The central conflict in “The Grand Inquisitor” is between the Inquisitor himself and his prisoner, Jesus. On the surface, it is a one-sided battle. The Inquisitor does literally all the talking, making accusation after accusation while Jesus refuses to defend himself. Perhaps “refuses” is the wrong word, for it implies a level of engagement that does not seem to be there. Jesus does not refuse to speak in his own defense; he simply does not do so. He sits in silence, he listens intently; no one says the Grand Inquisitor refuses to be silent. The two “speak” different languages, one of talk and one of action, one of thinking and one of knowing.
As Jesus walks on earth he encounters many who speak the Inquisitor’s language, but he will not speak it. The contrast from the moment he appears is sharp. Jesus comes softly: “He moves silently in their midst with a gentle smile of infinite compassion. The sun of love burns in his heart, light and power shine from his eyes, and their radiance, shed on the people, stirs their hearts with responsive love. He holds out His hands to them, blesses them, and a healing virtue comes from contact with him, even with His garments.” The people around him do not move softly, but remarkably loudly. They “sing and cry hosannah,” “the crowd shouts,” “the mother of the dead child throws herself at His feet with a wail” before she “cries” out. Jesus responds by uttering the only words he speaks in the entire story: “He looks with compassion, and His lips once more softly pronounce, ‘Maiden, arise!'”

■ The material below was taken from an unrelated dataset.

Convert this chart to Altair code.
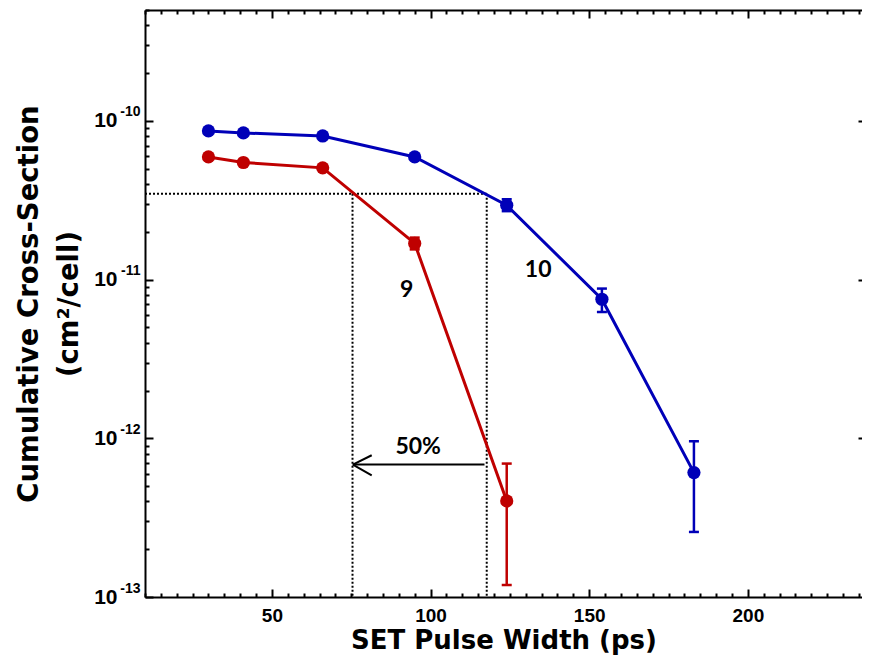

How seemingly alike and yet how different when the Grand Inquisitor arrives on the scene. He too is silent, and he too gets a strong reaction from the crowd. He merely “holds out his finger and bids the guard take him. And such is his power, so completely are the people cowed into submission and trembling obedience to him, that … in the midst of deathlike silence they lay hands on Him and lead Him away. The crowd instantly bows down to the earth … before the old inquisitor. He blesses the people in silence and passes on.” Both Jesus and the Inquisitor move among the people and bless them in silence. But only Jesus’s presence “stirs their hearts with responsive love”; only his blessing yields “a healing virtue.”
Of course, there is no great insight in concluding that Jesus is divine and the Inquisitor is not. The tension that I find interesting is in the uses both make of silence and speech. Jesus is a man of action. He does not ask the people for anything, he does not tell them anything, he simply walks among them smiling and touching. Is this all he has come for? Yes. He has come to demonstrate Christianity as a robust, active faith, not as an issue for logical debate. His only words, “Maiden, arise,” are the words that are the action, that work the miracle.
Although like the crowd he cannot help talking to Jesus himself, the Inquisitor at first welcomes Jesus’s silence: “Don’t answer, be silent. What canst Thou say, indeed? I know too well what Thou wouldst say. And Thou has no right to add anything to what Thou hast said of old.” The Inquisitor comes back to this point again, insisting that Jesus has no right to speak. It is an odd thing to insist, as Ivan points out, especially since Jesus shows no sign of wishing to say anything. It is the technique of a debater, and perhaps one who is not sure he is right.
After a while, Jesus begins to make the Inquisitor nervous. He interrupts his long monologue three times to draw attention to Jesus’s silence. “Were we right teaching them this? Speak!” But Jesus does not reply. “And why dost Thou look silently and searchingly at me with Thy mild eyes? Be angry.” Again, no response. “Who is most to blame for their not knowing [the value of complete submission]? Speak!” Nothing. Within his speech the Inquisitor has already anticipated Jesus’ s reply which is no reply. He reminded Jesus that he did not “come down from the Cross when they shouted to Thee, mocking and reviling thee.” As the Inquisitor knows, Jesus does not respond to verbal bullying. The Inquisitor also knows that he is not persuading his audience, he knows he is only trying to convince himself, but he cannot stop talking. With the crowd, with his inferiors, he can use silence as a tool of power, but with Jesus he is as weak and babbling as those he despises. There is no sense throughout the monologue that Jesus is cowering. Clearly his silence is a sign of power.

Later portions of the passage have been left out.